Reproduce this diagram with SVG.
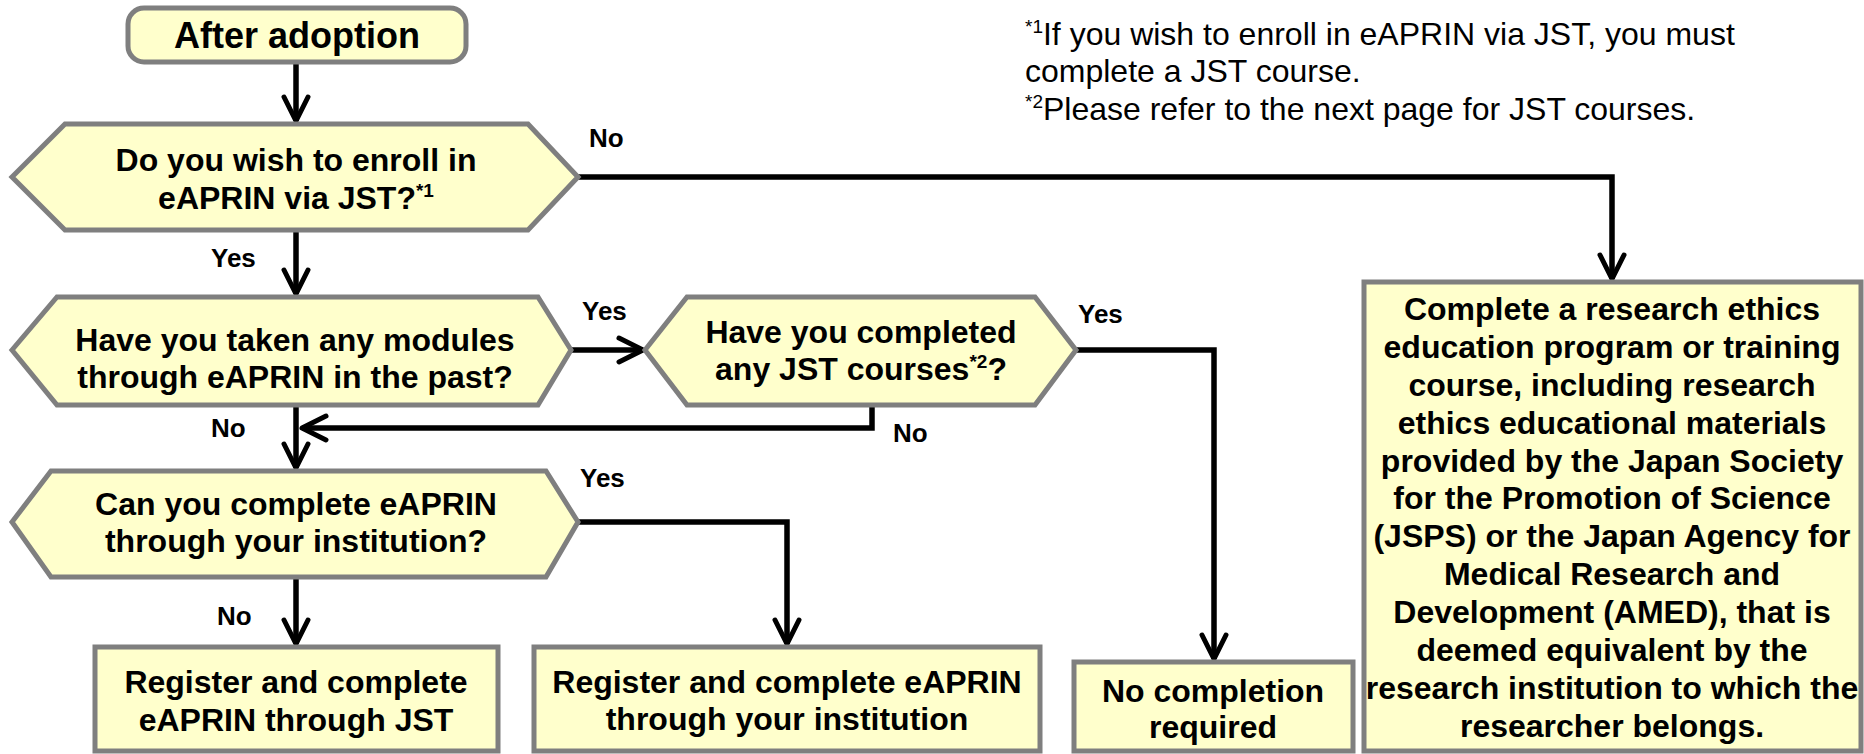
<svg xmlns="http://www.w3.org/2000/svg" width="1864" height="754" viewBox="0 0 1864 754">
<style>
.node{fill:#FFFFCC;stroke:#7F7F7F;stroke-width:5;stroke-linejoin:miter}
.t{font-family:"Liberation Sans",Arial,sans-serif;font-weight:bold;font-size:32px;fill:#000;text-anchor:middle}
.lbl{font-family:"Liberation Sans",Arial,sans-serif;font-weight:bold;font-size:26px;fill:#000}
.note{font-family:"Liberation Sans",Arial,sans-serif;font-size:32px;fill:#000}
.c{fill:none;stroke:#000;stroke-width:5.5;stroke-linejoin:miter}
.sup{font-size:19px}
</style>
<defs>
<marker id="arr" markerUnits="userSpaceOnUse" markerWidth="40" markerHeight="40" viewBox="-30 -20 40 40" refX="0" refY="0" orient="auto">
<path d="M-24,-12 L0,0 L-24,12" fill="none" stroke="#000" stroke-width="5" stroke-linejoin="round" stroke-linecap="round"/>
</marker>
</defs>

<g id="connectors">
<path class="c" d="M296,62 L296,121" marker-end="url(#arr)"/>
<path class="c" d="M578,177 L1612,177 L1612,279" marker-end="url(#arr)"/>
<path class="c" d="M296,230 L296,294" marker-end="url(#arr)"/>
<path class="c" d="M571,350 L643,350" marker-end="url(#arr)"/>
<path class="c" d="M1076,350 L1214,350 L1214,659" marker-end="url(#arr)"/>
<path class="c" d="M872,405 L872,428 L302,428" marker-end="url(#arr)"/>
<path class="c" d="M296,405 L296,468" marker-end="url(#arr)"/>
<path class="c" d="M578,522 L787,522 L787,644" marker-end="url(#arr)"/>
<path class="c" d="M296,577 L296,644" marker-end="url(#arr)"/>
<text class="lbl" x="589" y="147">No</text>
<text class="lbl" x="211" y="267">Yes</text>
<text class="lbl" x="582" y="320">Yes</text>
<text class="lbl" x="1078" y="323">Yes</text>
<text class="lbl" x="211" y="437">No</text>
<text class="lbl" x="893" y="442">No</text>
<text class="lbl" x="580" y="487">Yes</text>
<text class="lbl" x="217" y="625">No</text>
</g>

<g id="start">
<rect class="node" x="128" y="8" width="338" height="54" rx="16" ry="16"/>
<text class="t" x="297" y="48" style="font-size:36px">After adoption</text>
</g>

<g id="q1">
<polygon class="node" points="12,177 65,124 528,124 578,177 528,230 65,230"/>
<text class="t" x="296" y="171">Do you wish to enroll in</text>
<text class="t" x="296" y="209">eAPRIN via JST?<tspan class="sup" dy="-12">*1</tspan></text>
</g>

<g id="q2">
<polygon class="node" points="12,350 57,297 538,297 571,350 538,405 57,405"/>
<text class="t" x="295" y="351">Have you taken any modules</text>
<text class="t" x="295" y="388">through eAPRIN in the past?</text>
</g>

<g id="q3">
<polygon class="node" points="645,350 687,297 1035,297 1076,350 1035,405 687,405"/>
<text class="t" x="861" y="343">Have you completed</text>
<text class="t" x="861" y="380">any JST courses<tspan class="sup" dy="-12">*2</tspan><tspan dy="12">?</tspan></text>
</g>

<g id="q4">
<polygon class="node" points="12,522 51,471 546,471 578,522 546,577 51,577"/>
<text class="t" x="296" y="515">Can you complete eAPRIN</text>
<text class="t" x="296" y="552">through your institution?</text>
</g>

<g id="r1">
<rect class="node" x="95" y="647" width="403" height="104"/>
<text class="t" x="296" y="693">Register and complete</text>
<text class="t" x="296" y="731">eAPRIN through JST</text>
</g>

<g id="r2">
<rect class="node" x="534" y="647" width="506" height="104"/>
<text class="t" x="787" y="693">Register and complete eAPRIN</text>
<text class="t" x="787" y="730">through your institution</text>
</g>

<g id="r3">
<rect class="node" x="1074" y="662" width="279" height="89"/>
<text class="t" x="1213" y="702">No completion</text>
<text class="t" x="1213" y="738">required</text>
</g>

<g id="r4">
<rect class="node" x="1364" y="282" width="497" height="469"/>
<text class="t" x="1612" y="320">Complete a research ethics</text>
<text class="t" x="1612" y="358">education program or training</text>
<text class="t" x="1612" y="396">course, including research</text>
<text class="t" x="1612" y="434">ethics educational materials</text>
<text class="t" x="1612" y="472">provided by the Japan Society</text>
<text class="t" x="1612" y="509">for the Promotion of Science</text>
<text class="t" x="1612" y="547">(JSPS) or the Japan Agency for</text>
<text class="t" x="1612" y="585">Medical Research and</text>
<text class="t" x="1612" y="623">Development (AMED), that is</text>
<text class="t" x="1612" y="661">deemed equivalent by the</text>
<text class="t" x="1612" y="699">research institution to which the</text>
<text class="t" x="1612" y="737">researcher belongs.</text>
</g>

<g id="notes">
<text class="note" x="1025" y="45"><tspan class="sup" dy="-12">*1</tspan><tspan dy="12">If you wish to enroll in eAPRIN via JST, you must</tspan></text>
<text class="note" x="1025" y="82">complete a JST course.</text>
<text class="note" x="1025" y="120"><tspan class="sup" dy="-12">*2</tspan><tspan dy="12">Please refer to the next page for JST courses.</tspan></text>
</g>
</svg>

·····

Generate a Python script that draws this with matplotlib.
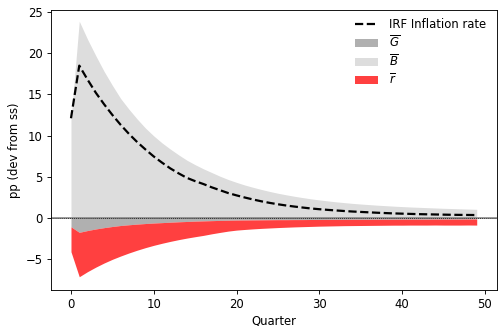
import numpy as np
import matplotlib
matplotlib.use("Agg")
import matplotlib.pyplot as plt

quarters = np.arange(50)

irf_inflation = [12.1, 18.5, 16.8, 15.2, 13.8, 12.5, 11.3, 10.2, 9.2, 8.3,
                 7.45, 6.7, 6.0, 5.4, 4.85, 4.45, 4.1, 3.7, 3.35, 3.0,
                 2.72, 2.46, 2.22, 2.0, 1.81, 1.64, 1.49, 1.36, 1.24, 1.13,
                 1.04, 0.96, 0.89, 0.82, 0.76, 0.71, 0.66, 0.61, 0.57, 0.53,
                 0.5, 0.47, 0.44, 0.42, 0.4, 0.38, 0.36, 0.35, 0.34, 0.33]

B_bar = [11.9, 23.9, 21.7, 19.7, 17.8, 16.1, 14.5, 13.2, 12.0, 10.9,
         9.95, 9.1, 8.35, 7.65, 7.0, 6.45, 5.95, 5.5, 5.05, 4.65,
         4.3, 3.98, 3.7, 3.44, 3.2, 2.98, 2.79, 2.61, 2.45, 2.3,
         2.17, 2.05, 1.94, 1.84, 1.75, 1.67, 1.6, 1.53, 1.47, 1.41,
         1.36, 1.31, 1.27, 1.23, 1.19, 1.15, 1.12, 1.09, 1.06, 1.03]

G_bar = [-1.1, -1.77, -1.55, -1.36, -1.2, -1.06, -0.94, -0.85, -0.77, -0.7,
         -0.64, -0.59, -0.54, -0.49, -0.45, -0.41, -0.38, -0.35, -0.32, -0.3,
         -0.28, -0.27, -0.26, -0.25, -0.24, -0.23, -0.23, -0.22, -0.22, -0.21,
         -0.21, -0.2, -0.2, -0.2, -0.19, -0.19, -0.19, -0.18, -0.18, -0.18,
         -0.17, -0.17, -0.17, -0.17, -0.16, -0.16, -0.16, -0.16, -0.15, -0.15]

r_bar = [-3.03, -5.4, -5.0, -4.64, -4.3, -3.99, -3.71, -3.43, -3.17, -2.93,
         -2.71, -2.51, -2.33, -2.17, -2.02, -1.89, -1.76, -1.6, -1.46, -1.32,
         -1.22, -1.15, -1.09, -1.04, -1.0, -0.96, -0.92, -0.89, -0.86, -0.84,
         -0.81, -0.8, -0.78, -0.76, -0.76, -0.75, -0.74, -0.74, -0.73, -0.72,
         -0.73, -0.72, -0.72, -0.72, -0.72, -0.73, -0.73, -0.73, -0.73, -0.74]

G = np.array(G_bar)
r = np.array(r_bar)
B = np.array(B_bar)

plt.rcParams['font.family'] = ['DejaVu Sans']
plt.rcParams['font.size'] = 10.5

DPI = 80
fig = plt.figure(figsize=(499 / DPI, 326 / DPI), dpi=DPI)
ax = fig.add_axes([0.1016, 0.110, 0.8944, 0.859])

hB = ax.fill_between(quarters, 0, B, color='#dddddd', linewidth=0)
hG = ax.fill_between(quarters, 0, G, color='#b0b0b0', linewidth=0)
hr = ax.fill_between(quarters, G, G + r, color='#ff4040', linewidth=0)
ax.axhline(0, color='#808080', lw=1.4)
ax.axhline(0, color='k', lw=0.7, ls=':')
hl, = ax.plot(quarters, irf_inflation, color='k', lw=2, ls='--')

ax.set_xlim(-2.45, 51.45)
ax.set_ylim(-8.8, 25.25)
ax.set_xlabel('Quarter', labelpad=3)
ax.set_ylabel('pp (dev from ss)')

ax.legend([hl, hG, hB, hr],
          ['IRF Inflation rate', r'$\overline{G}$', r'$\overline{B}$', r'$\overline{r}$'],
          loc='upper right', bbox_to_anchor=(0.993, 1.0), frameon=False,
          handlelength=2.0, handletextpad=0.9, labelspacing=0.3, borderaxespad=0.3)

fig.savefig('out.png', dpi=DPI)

·····

WHAT IS ASKED » Look above for the line with "Generate a Python" and the line with "1.36, 1.31, 1.27, 1.23, 1.19, 1.15, 1.12, 1.09, 1.06, 1.03]", then copy exactly the lines from the first through the second, both kept, with no pictures.

SOLUTION »
Generate a Python script that draws this with matplotlib.
import numpy as np
import matplotlib
matplotlib.use("Agg")
import matplotlib.pyplot as plt

quarters = np.arange(50)

irf_inflation = [12.1, 18.5, 16.8, 15.2, 13.8, 12.5, 11.3, 10.2, 9.2, 8.3,
                 7.45, 6.7, 6.0, 5.4, 4.85, 4.45, 4.1, 3.7, 3.35, 3.0,
                 2.72, 2.46, 2.22, 2.0, 1.81, 1.64, 1.49, 1.36, 1.24, 1.13,
                 1.04, 0.96, 0.89, 0.82, 0.76, 0.71, 0.66, 0.61, 0.57, 0.53,
                 0.5, 0.47, 0.44, 0.42, 0.4, 0.38, 0.36, 0.35, 0.34, 0.33]

B_bar = [11.9, 23.9, 21.7, 19.7, 17.8, 16.1, 14.5, 13.2, 12.0, 10.9,
         9.95, 9.1, 8.35, 7.65, 7.0, 6.45, 5.95, 5.5, 5.05, 4.65,
         4.3, 3.98, 3.7, 3.44, 3.2, 2.98, 2.79, 2.61, 2.45, 2.3,
         2.17, 2.05, 1.94, 1.84, 1.75, 1.67, 1.6, 1.53, 1.47, 1.41,
         1.36, 1.31, 1.27, 1.23, 1.19, 1.15, 1.12, 1.09, 1.06, 1.03]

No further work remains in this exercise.